* [Written problem]:
Track down every line below that holds "chart" and copy it.

* [Given information]:
+++++

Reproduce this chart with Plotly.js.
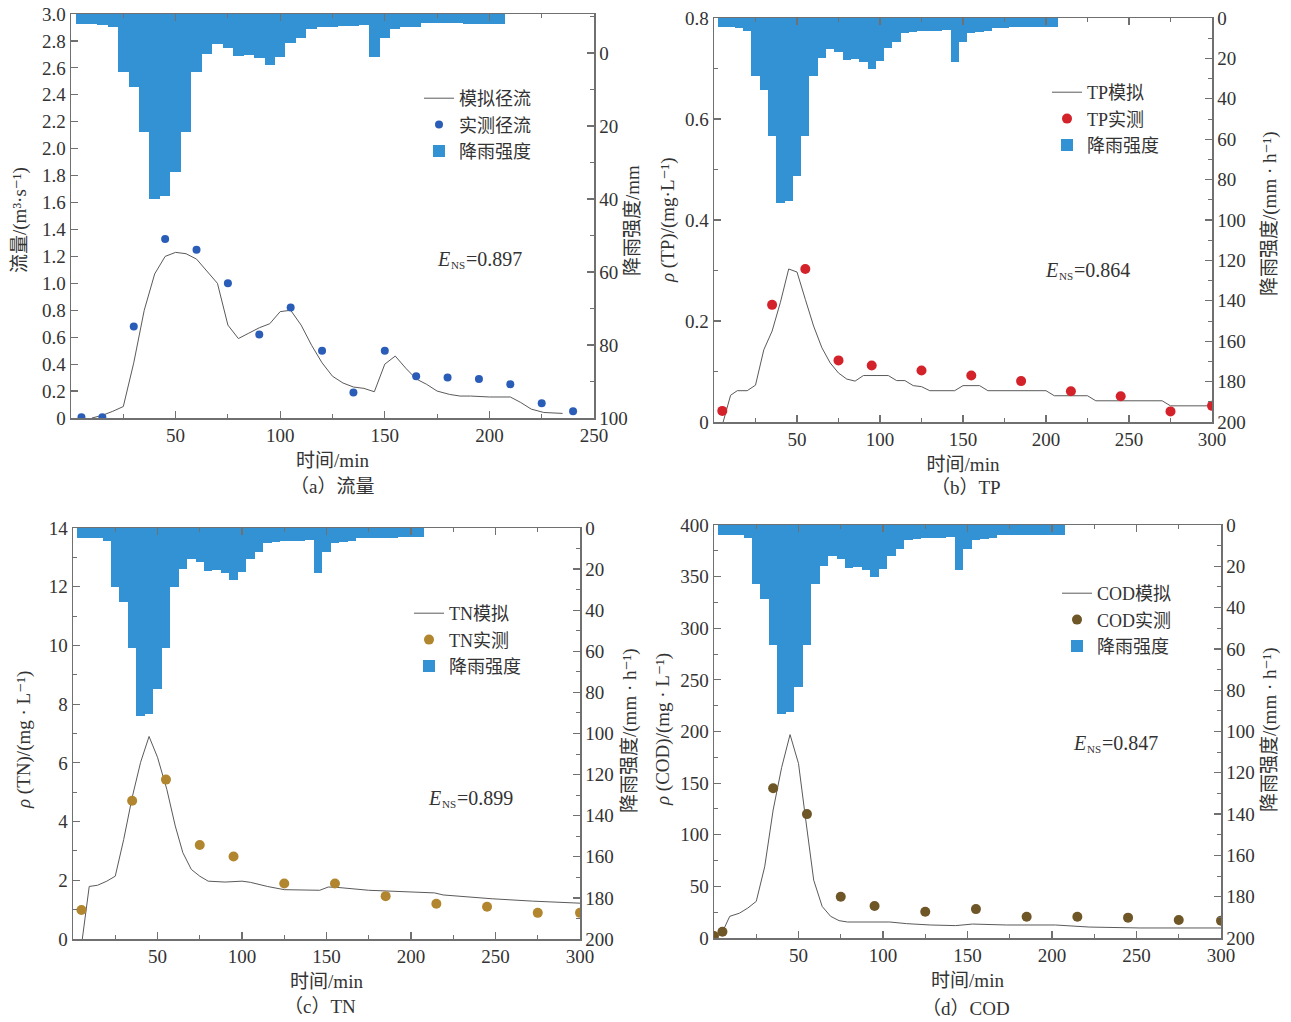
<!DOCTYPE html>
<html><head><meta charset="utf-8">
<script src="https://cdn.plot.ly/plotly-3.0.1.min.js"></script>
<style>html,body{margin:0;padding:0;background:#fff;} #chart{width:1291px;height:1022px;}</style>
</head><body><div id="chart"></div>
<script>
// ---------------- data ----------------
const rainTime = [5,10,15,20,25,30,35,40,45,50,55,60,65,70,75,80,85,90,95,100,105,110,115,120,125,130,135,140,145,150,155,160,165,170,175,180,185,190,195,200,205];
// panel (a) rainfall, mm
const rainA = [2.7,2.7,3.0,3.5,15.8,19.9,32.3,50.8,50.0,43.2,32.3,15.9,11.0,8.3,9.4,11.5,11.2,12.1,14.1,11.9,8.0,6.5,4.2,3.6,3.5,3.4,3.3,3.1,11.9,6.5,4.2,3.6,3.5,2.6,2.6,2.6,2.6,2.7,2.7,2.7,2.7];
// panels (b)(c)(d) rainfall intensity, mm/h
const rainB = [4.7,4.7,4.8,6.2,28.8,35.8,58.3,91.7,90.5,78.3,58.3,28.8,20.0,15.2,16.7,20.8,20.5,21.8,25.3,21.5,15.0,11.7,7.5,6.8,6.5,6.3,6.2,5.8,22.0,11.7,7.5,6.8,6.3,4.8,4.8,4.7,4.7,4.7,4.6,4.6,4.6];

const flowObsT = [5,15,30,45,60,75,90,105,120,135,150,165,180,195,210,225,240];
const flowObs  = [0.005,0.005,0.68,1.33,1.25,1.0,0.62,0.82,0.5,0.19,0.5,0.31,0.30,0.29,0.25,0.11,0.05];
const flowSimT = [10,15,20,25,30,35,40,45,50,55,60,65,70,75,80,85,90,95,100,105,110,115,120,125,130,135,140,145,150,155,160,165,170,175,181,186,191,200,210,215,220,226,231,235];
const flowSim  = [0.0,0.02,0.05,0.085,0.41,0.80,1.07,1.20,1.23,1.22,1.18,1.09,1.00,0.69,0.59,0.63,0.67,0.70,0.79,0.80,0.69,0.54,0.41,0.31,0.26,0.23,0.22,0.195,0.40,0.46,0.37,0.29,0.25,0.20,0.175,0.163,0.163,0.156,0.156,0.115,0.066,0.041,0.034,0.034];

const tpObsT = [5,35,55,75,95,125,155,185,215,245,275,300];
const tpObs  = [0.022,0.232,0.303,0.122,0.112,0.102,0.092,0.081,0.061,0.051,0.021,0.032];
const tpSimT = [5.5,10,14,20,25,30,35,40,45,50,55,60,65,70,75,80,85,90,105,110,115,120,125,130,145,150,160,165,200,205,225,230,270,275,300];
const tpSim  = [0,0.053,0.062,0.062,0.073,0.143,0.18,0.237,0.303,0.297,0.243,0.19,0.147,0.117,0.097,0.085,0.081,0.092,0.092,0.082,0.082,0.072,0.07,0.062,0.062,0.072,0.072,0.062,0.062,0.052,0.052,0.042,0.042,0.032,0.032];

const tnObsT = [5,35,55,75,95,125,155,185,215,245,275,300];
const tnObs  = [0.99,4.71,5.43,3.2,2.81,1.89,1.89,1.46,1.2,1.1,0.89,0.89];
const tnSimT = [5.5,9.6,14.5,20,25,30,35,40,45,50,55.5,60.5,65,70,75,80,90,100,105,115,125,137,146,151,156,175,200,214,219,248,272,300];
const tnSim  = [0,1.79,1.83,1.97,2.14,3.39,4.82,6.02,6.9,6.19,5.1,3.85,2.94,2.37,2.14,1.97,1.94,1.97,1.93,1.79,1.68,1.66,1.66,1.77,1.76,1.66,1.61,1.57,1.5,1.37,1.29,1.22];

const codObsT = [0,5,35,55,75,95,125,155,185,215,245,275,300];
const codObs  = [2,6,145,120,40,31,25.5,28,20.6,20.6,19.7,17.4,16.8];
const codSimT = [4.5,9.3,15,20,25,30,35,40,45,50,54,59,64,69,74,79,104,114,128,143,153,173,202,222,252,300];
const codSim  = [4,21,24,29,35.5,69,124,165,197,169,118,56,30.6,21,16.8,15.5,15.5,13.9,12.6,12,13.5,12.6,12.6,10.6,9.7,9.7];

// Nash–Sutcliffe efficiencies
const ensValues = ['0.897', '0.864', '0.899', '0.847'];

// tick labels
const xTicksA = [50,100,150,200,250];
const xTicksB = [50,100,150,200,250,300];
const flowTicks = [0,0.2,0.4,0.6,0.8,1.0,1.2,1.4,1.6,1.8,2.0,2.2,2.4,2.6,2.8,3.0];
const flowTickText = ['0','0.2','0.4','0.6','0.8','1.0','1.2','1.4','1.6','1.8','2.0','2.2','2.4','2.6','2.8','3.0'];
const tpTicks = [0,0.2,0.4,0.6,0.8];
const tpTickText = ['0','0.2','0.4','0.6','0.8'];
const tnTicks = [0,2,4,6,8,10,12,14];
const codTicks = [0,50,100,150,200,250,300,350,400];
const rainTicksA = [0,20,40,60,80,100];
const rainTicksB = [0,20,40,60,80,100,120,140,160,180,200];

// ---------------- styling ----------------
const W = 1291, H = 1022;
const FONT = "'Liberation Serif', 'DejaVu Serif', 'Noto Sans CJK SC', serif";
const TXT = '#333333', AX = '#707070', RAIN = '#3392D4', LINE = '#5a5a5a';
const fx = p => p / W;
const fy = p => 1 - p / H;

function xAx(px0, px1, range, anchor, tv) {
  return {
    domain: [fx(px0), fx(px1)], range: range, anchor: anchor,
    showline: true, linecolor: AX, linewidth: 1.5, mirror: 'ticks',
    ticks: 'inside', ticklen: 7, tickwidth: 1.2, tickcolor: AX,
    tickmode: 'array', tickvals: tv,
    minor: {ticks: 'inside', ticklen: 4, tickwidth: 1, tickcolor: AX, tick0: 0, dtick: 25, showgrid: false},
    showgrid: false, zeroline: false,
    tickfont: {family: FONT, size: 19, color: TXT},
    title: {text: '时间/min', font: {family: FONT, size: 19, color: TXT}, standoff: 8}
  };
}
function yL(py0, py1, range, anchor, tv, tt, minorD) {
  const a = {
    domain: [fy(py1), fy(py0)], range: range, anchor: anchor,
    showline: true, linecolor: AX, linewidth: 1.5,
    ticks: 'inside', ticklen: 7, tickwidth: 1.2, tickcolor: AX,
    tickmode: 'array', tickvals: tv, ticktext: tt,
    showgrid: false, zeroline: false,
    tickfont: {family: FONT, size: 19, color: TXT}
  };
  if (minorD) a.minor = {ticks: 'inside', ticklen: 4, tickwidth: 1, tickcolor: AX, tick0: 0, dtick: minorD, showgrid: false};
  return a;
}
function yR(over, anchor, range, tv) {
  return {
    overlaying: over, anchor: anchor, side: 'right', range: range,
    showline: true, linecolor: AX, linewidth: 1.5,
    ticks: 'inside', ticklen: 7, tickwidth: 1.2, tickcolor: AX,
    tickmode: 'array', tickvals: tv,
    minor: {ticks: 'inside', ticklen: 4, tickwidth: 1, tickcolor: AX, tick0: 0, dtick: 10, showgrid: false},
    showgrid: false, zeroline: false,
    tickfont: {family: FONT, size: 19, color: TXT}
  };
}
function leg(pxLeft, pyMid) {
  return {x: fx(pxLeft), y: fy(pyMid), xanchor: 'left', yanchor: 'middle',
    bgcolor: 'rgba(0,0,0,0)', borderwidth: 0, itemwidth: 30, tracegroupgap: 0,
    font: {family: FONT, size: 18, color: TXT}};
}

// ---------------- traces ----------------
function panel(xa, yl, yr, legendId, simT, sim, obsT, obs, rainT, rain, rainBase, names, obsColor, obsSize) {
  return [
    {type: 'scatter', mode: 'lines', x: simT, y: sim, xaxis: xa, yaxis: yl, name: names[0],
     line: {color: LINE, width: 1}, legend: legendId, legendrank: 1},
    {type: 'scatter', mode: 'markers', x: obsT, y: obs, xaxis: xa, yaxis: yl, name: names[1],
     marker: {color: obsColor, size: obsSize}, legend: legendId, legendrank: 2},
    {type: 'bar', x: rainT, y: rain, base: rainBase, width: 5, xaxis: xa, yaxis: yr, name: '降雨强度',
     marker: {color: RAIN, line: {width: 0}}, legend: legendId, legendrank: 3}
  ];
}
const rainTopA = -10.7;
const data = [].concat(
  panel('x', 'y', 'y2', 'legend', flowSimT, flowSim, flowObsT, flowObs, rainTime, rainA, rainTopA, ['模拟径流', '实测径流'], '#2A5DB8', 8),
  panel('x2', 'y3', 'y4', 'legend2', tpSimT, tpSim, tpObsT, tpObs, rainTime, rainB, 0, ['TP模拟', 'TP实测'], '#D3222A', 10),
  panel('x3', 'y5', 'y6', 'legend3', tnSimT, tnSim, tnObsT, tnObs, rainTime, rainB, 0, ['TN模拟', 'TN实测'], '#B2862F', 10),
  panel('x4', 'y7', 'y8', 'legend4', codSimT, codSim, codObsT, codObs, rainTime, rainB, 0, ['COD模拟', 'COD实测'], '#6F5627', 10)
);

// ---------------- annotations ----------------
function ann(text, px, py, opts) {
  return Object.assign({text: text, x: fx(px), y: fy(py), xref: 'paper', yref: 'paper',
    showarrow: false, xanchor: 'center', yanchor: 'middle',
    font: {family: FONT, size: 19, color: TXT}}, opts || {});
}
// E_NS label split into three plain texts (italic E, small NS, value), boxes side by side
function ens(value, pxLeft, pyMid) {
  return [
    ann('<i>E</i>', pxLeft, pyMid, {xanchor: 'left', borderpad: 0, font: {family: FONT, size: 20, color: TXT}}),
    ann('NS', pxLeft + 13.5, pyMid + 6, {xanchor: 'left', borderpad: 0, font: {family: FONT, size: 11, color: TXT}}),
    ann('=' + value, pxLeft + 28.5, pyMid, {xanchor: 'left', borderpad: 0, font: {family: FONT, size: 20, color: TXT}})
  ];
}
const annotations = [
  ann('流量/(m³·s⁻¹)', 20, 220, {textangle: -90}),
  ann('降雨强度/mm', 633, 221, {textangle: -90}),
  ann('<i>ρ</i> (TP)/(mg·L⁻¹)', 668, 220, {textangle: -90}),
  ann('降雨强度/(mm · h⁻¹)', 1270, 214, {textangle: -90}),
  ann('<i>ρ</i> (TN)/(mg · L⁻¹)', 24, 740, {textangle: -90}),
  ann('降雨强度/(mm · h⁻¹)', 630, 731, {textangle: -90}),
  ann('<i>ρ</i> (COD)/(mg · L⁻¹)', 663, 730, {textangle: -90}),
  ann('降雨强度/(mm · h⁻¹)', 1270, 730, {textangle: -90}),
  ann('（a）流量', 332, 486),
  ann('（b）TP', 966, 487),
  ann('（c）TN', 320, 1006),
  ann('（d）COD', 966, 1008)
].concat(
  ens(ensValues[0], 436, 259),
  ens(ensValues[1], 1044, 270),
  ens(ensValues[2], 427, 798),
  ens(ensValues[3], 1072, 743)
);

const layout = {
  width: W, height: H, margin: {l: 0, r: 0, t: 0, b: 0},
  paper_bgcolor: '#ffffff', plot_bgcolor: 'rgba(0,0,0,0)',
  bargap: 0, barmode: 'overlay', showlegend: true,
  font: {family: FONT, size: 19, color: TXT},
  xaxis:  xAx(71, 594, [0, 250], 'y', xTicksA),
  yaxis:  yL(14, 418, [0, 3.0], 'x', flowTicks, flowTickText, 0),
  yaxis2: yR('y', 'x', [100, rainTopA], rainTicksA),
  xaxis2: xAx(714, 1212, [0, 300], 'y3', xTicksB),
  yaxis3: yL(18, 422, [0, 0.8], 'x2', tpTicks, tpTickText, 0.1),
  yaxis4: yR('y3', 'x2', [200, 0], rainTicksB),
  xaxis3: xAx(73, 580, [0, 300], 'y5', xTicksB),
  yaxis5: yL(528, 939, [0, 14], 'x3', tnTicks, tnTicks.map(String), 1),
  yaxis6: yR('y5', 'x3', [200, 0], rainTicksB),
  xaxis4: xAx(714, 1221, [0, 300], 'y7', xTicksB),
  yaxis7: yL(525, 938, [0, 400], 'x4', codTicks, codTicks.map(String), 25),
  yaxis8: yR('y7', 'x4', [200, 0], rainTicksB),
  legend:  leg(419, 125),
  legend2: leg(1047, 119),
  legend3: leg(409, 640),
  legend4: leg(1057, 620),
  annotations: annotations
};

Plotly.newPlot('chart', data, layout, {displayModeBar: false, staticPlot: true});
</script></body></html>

+++++

* [Complete answer]:
Reproduce this chart with Plotly.js.
<style>html,body{margin:0;padding:0;background:#fff;} #chart{width:1291px;height:1022px;}</style>
</head><body><div id="chart"></div>
Plotly.newPlot('chart', data, layout, {displayModeBar: false, staticPlot: true});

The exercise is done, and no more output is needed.